__Stated problem__
Restate the full listing word for word and leave the pictures out.

__Source material__
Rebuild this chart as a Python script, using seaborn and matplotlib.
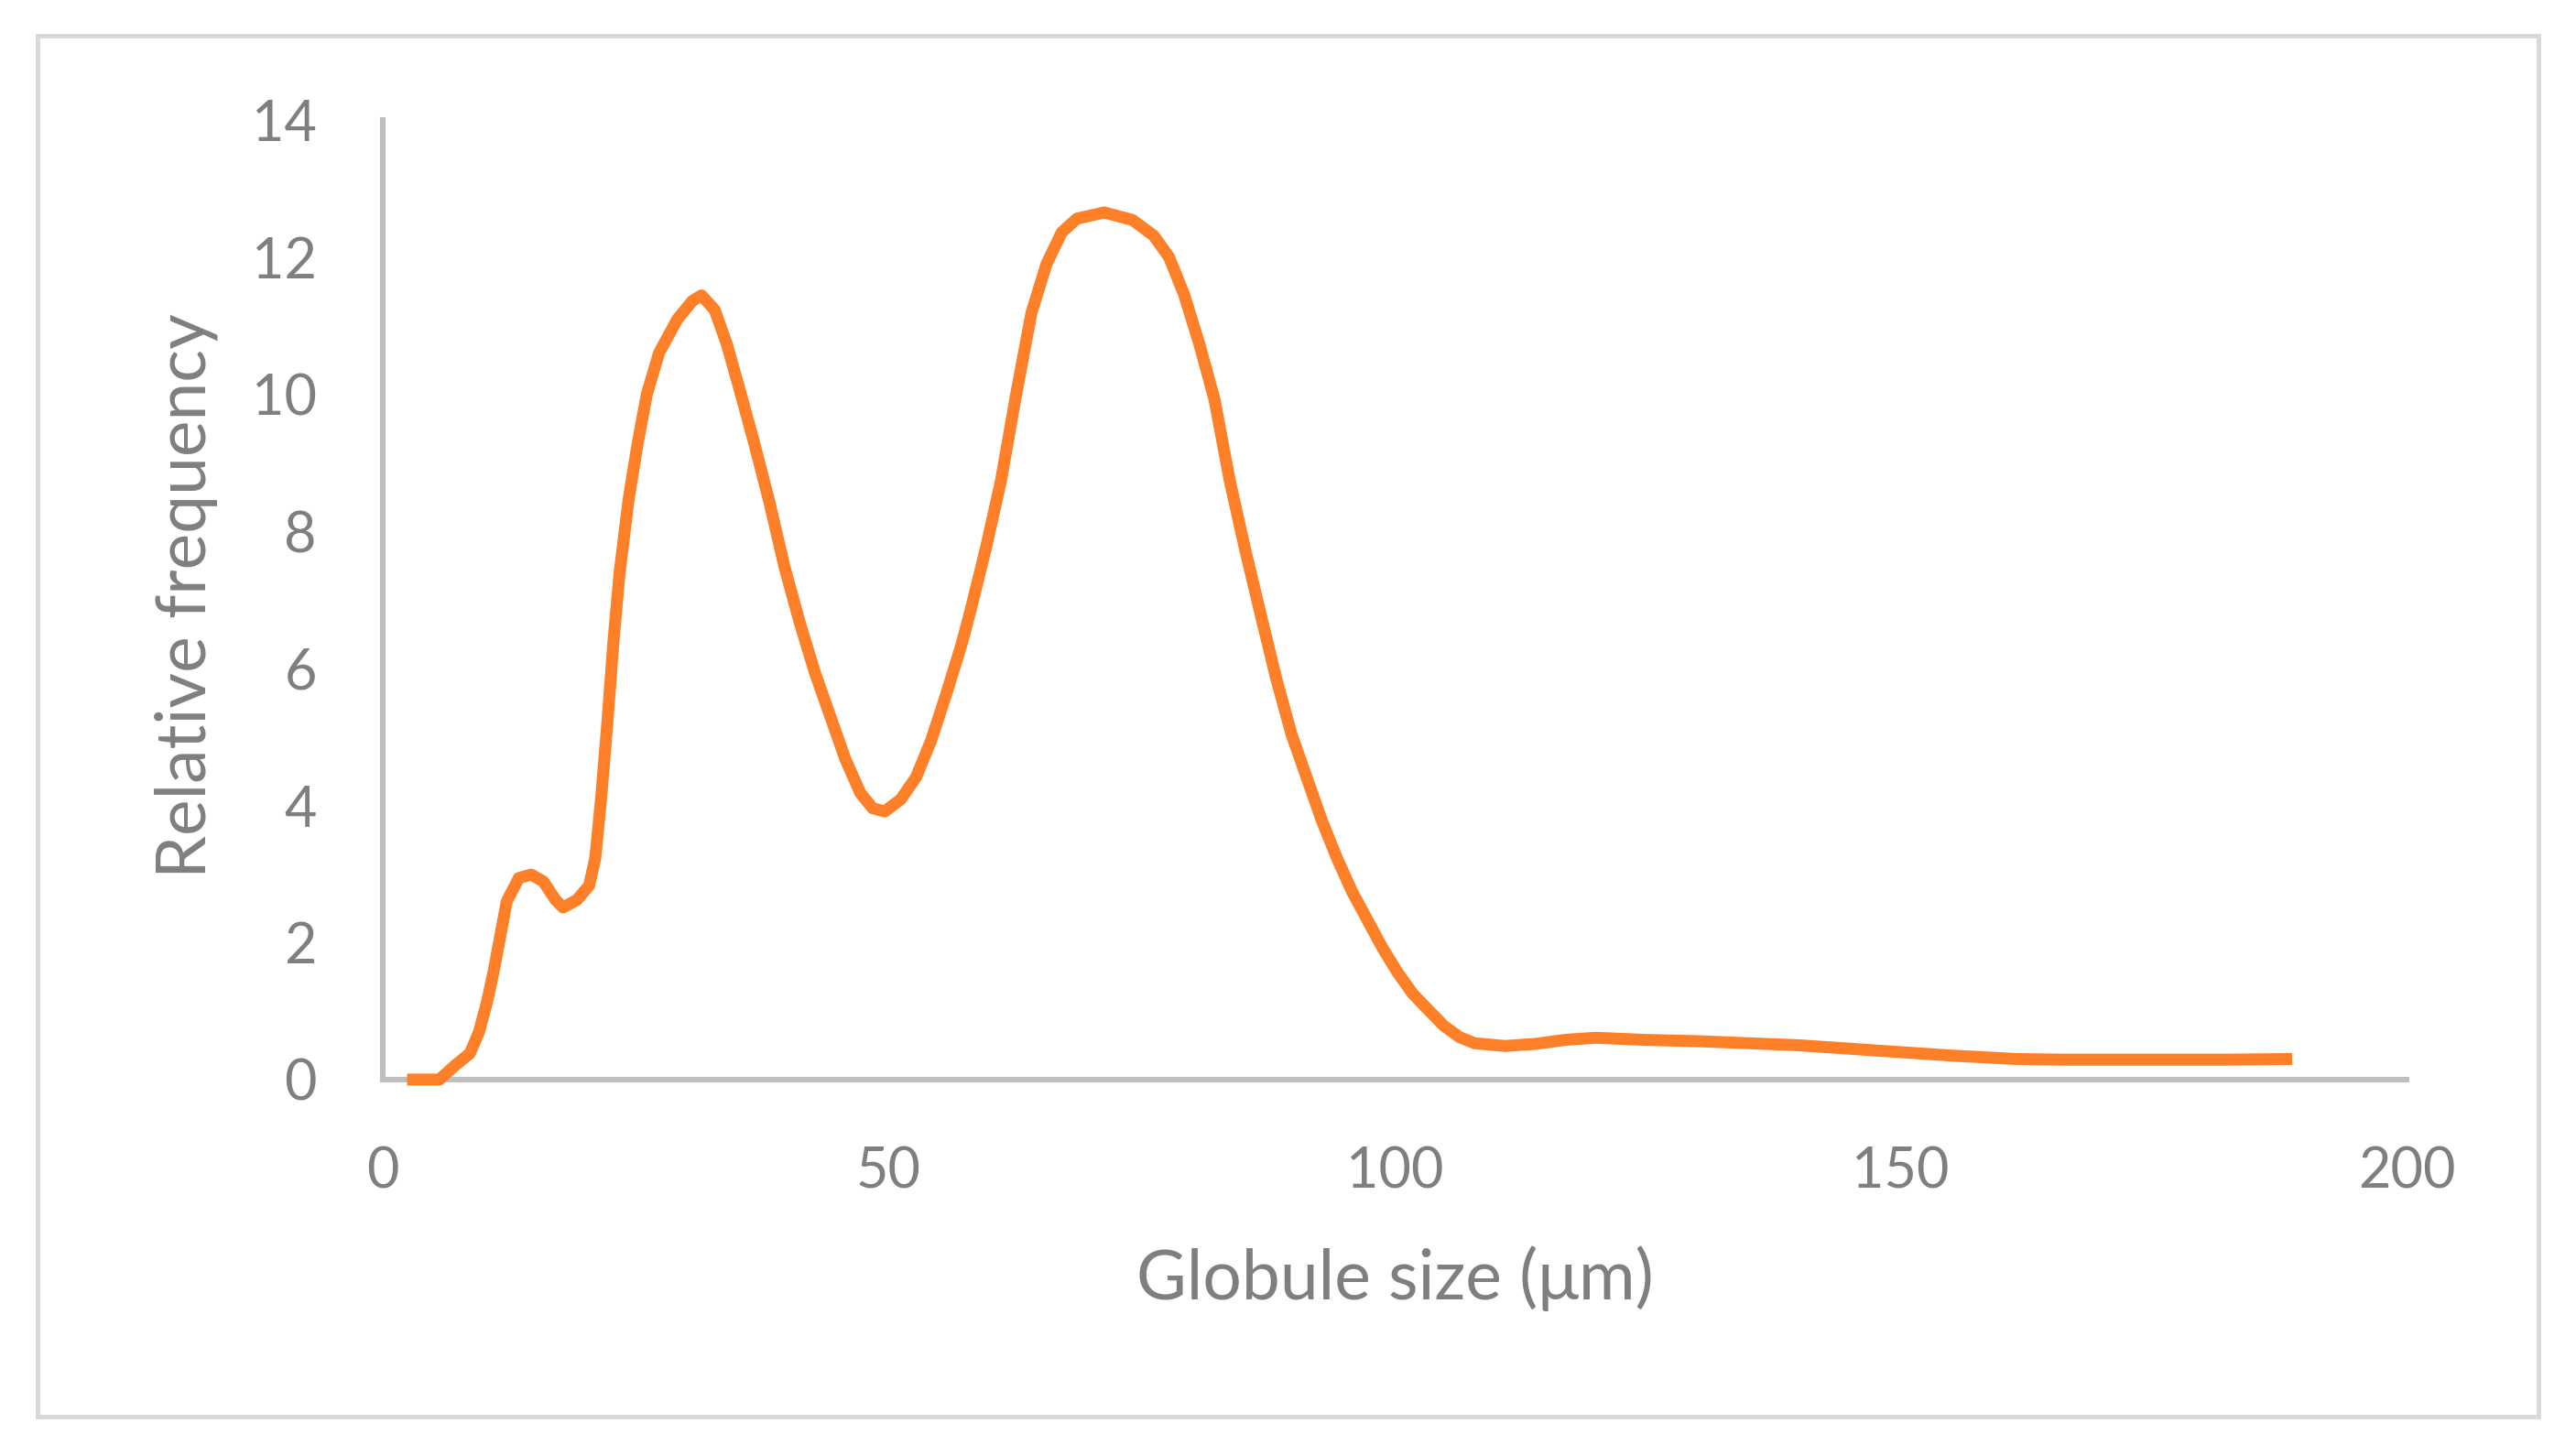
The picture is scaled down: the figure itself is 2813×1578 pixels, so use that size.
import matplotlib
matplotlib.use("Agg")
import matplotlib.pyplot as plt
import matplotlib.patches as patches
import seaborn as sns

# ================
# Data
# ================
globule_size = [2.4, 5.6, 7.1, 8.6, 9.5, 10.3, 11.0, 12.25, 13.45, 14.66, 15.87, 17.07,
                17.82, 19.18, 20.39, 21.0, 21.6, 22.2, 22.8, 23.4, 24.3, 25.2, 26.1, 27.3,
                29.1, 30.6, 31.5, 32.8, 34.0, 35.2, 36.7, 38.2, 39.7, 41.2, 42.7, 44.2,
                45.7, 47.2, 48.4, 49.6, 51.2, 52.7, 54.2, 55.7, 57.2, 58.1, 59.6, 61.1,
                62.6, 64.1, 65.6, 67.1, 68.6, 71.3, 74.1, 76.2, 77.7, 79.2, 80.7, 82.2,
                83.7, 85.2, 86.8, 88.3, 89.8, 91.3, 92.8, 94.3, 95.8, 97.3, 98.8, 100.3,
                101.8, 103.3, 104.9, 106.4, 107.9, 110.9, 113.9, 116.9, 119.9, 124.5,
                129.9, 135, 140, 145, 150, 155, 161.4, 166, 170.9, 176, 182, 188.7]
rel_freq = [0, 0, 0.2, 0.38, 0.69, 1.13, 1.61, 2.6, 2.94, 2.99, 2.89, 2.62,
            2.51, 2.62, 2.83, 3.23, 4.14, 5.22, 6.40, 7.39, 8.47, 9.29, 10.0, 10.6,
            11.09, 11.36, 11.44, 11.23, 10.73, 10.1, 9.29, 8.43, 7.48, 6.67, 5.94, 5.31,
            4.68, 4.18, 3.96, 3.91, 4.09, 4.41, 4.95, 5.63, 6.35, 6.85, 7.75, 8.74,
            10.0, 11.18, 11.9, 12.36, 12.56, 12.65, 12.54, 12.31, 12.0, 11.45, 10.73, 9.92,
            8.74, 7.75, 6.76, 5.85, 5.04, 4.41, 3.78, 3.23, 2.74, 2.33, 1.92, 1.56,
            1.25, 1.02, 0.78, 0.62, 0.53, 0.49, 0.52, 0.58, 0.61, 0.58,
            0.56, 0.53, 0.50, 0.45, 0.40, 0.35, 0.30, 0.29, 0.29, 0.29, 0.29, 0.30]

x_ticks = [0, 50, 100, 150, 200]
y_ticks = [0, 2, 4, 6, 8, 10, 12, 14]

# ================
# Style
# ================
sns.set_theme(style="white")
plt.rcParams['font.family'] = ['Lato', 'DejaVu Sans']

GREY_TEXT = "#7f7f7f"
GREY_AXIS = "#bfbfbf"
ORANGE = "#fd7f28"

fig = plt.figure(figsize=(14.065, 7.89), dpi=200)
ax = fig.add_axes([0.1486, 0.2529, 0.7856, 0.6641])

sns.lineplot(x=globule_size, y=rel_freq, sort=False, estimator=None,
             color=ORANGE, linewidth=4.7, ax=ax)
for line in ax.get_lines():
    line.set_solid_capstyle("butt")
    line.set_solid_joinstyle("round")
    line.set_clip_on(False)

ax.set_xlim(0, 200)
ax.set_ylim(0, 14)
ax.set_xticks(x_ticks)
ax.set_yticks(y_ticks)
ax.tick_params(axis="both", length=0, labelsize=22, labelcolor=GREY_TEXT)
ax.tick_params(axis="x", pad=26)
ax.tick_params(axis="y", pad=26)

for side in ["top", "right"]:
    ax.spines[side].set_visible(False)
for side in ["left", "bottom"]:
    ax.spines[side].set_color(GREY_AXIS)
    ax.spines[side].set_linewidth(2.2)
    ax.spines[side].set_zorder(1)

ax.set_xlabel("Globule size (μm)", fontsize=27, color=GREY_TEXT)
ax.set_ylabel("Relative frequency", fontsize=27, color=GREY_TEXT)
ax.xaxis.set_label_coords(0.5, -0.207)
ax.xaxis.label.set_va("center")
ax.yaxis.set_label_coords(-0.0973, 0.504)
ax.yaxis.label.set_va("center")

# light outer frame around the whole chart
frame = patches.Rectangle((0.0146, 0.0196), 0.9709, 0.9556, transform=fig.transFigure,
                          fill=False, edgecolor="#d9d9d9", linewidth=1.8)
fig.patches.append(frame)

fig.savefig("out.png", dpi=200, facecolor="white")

__Result__
Rebuild this chart as a Python script, using seaborn and matplotlib.
The picture is scaled down: the figure itself is 2813×1578 pixels, so use that size.
import matplotlib
matplotlib.use("Agg")
import matplotlib.pyplot as plt
import matplotlib.patches as patches
import seaborn as sns

# ================
# Data
# ================
globule_size = [2.4, 5.6, 7.1, 8.6, 9.5, 10.3, 11.0, 12.25, 13.45, 14.66, 15.87, 17.07,
                17.82, 19.18, 20.39, 21.0, 21.6, 22.2, 22.8, 23.4, 24.3, 25.2, 26.1, 27.3,
                29.1, 30.6, 31.5, 32.8, 34.0, 35.2, 36.7, 38.2, 39.7, 41.2, 42.7, 44.2,
                45.7, 47.2, 48.4, 49.6, 51.2, 52.7, 54.2, 55.7, 57.2, 58.1, 59.6, 61.1,
                62.6, 64.1, 65.6, 67.1, 68.6, 71.3, 74.1, 76.2, 77.7, 79.2, 80.7, 82.2,
                83.7, 85.2, 86.8, 88.3, 89.8, 91.3, 92.8, 94.3, 95.8, 97.3, 98.8, 100.3,
                101.8, 103.3, 104.9, 106.4, 107.9, 110.9, 113.9, 116.9, 119.9, 124.5,
                129.9, 135, 140, 145, 150, 155, 161.4, 166, 170.9, 176, 182, 188.7]
rel_freq = [0, 0, 0.2, 0.38, 0.69, 1.13, 1.61, 2.6, 2.94, 2.99, 2.89, 2.62,
            2.51, 2.62, 2.83, 3.23, 4.14, 5.22, 6.40, 7.39, 8.47, 9.29, 10.0, 10.6,
            11.09, 11.36, 11.44, 11.23, 10.73, 10.1, 9.29, 8.43, 7.48, 6.67, 5.94, 5.31,
            4.68, 4.18, 3.96, 3.91, 4.09, 4.41, 4.95, 5.63, 6.35, 6.85, 7.75, 8.74,
            10.0, 11.18, 11.9, 12.36, 12.56, 12.65, 12.54, 12.31, 12.0, 11.45, 10.73, 9.92,
            8.74, 7.75, 6.76, 5.85, 5.04, 4.41, 3.78, 3.23, 2.74, 2.33, 1.92, 1.56,
            1.25, 1.02, 0.78, 0.62, 0.53, 0.49, 0.52, 0.58, 0.61, 0.58,
            0.56, 0.53, 0.50, 0.45, 0.40, 0.35, 0.30, 0.29, 0.29, 0.29, 0.29, 0.30]

x_ticks = [0, 50, 100, 150, 200]
y_ticks = [0, 2, 4, 6, 8, 10, 12, 14]

# ================
# Style
# ================
sns.set_theme(style="white")
plt.rcParams['font.family'] = ['Lato', 'DejaVu Sans']

GREY_TEXT = "#7f7f7f"
GREY_AXIS = "#bfbfbf"
ORANGE = "#fd7f28"

fig = plt.figure(figsize=(14.065, 7.89), dpi=200)
ax = fig.add_axes([0.1486, 0.2529, 0.7856, 0.6641])

sns.lineplot(x=globule_size, y=rel_freq, sort=False, estimator=None,
             color=ORANGE, linewidth=4.7, ax=ax)
for line in ax.get_lines():
    line.set_solid_capstyle("butt")
    line.set_solid_joinstyle("round")
    line.set_clip_on(False)

ax.set_xlim(0, 200)
ax.set_ylim(0, 14)
ax.set_xticks(x_ticks)
ax.set_yticks(y_ticks)
ax.tick_params(axis="both", length=0, labelsize=22, labelcolor=GREY_TEXT)
ax.tick_params(axis="x", pad=26)
ax.tick_params(axis="y", pad=26)

for side in ["top", "right"]:
    ax.spines[side].set_visible(False)
for side in ["left", "bottom"]:
    ax.spines[side].set_color(GREY_AXIS)
    ax.spines[side].set_linewidth(2.2)
    ax.spines[side].set_zorder(1)

ax.set_xlabel("Globule size (μm)", fontsize=27, color=GREY_TEXT)
ax.set_ylabel("Relative frequency", fontsize=27, color=GREY_TEXT)
ax.xaxis.set_label_coords(0.5, -0.207)
ax.xaxis.label.set_va("center")
ax.yaxis.set_label_coords(-0.0973, 0.504)
ax.yaxis.label.set_va("center")

# light outer frame around the whole chart
frame = patches.Rectangle((0.0146, 0.0196), 0.9709, 0.9556, transform=fig.transFigure,
                          fill=False, edgecolor="#d9d9d9", linewidth=1.8)
fig.patches.append(frame)

fig.savefig("out.png", dpi=200, facecolor="white")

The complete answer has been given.